Galaxy launched over-the-counter prediction markets for institutional clients this week. The firm executed a $10 million trade with Arca on U.S. crypto legislation outcomes. Big players now have a direct way to hedge regulatory uncertainty.
The First Trade
Galaxy and Arca settled a $10 million bet tied to pending U.S. crypto bills. The size matters—this wasn’t a test run. It’s the biggest trade in the new market’s opening hours.
Institutions wanted tools to manage regulatory whiplash. Public markets couldn’t offer this. Galaxy’s OTC desk fills that gap with private, customized contracts. No standard terms. No retail access. Just tailored trades for qualified buyers.
Why Institutions Care
Regulatory chaos has been a constant for years. The SEC’s recent actions added pressure. A federal crypto framework remains unclear. Institutions can’t ignore the risk.
They need concrete ways to prepare. Galaxy’s market gives them that. The firm acts as counterparty on both sides. That’s how OTC works. It’s not new. But applying it to legislation is fresh.

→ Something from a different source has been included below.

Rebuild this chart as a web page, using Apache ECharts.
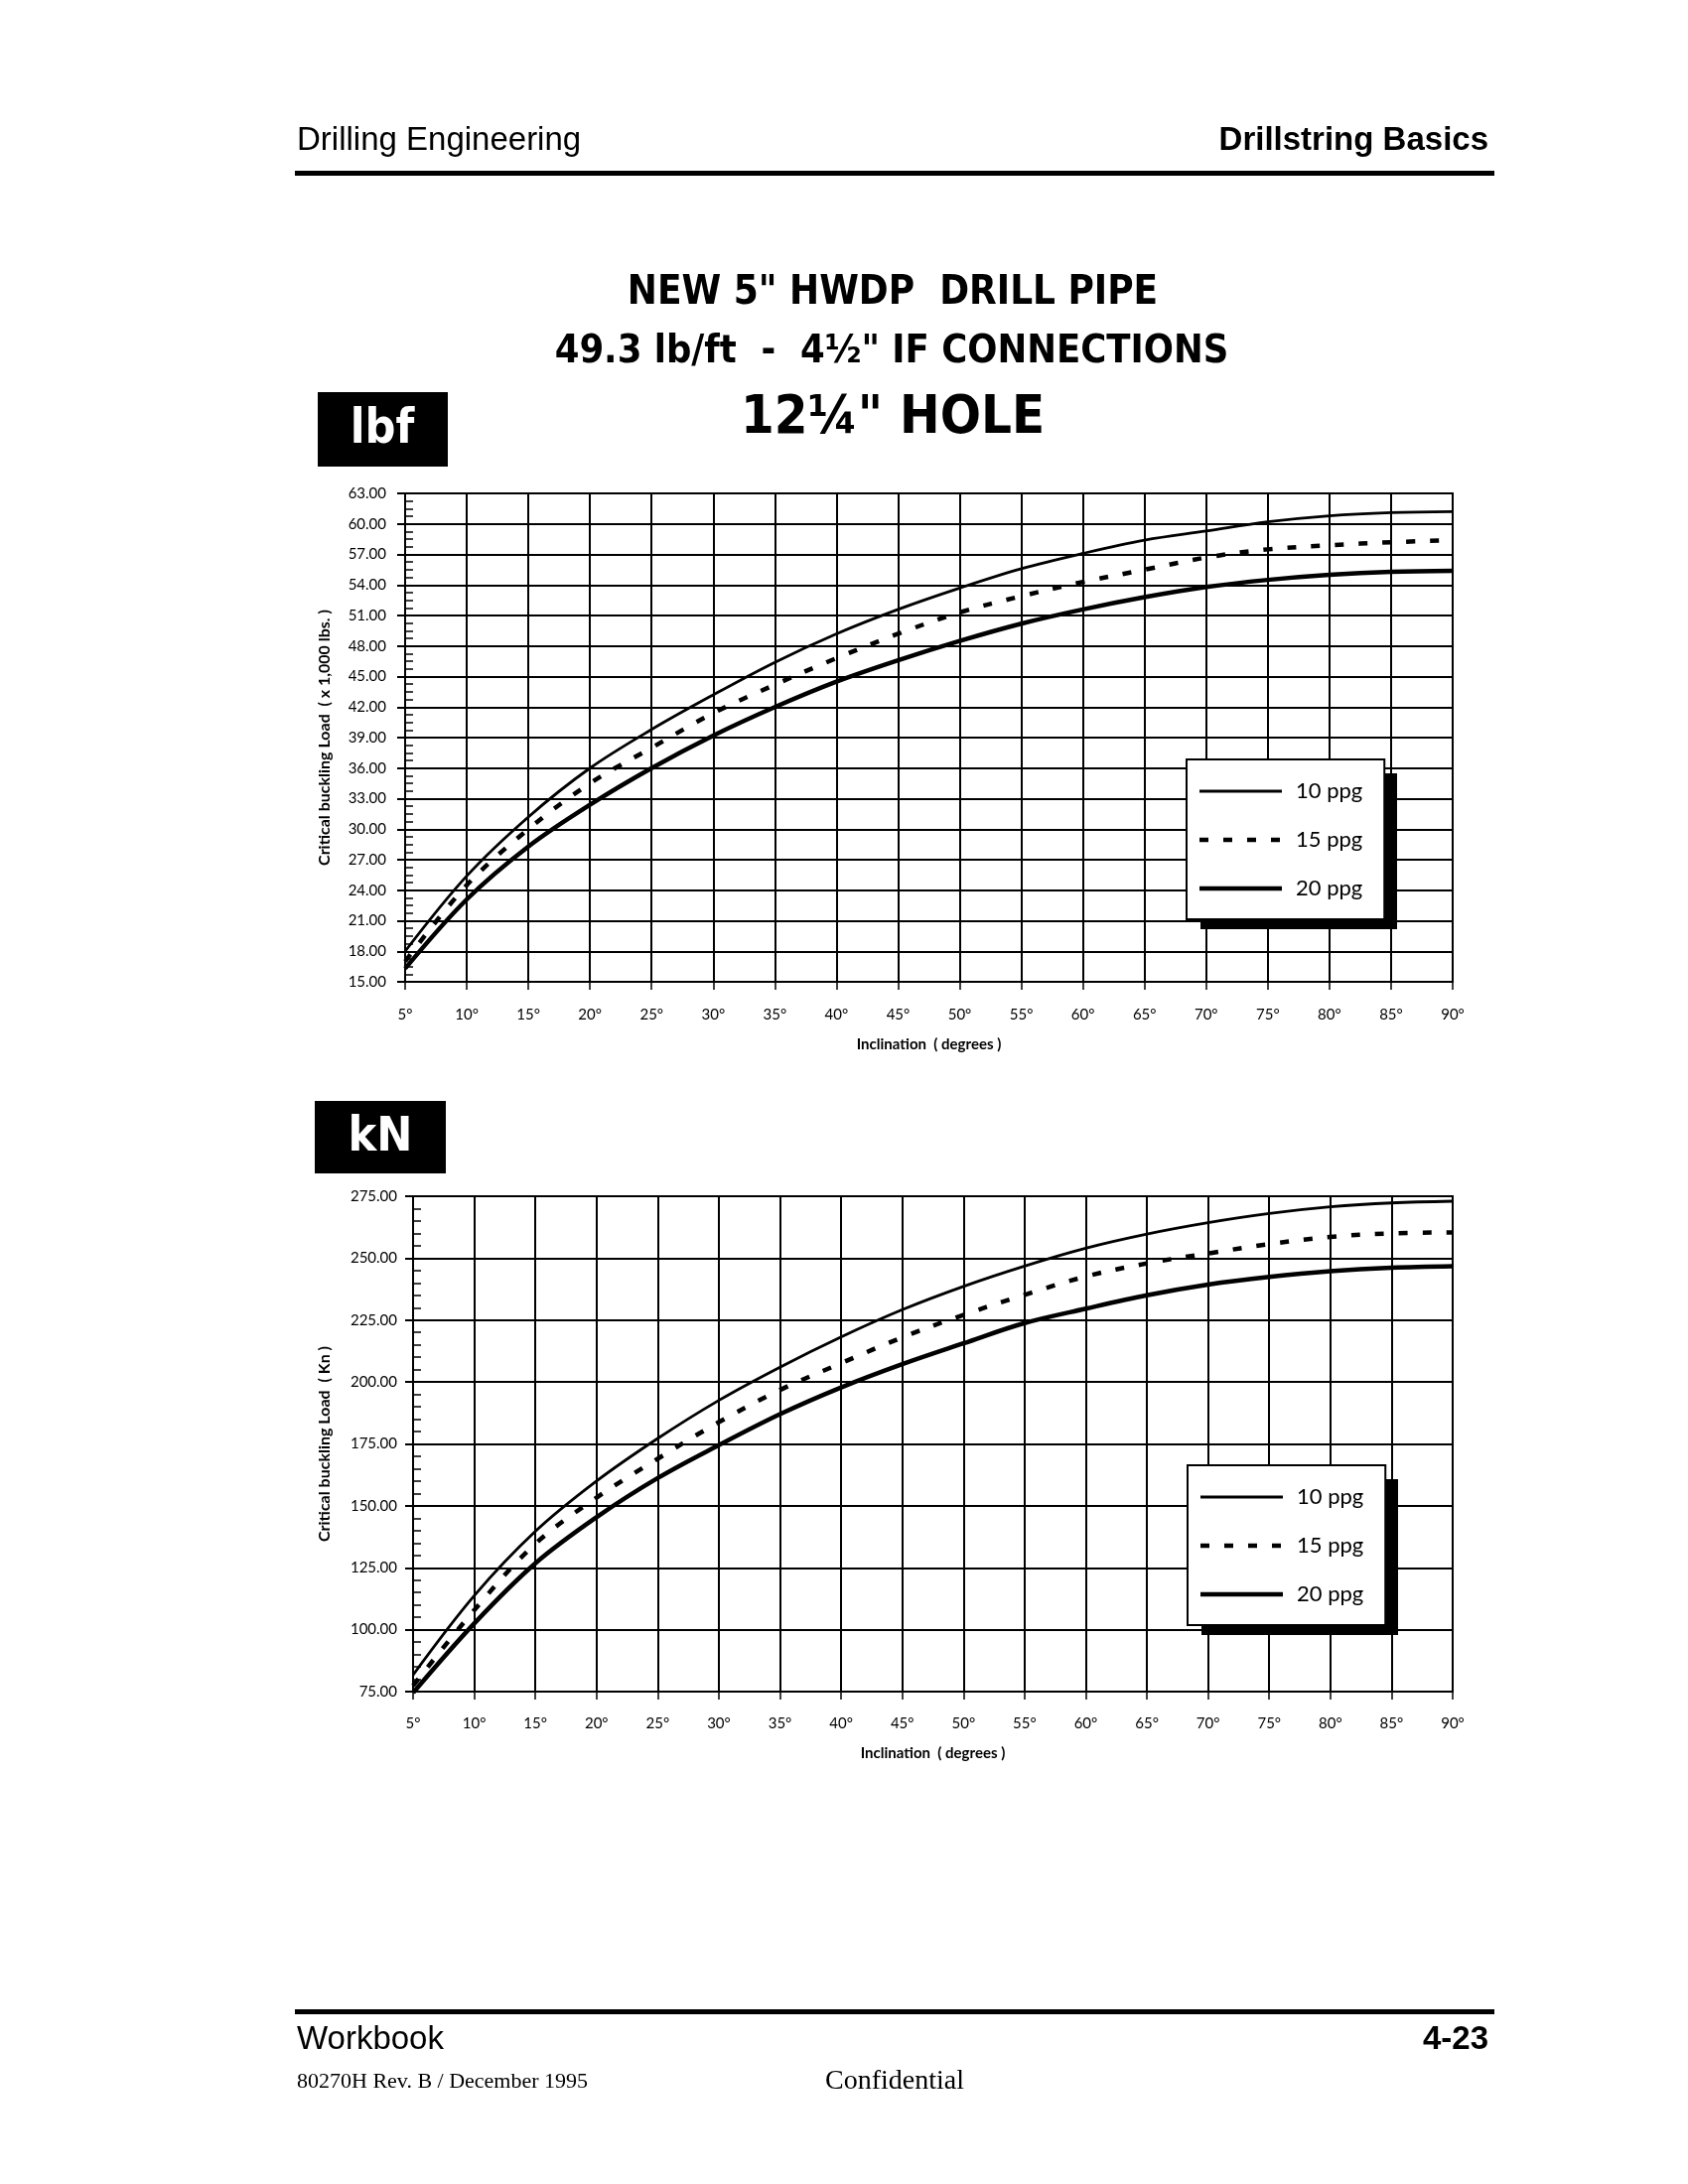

The timing isn’t great for regulators. But it’s perfect for hedge funds.
When It Closes
Trades resolve when the legislation passes or fails. No fixed deadline. The market stays open until Congress votes.
The $10 million deal is already active. Whoever wins will collect when the bills are decided. Volume will likely grow as the vote nears. Institutions prefer binary outcomes—either it passes or it doesn’t. No gray areas. The next few months will test whether this model sticks.
Congress must finalize the legislation first. That’s the only next concrete step.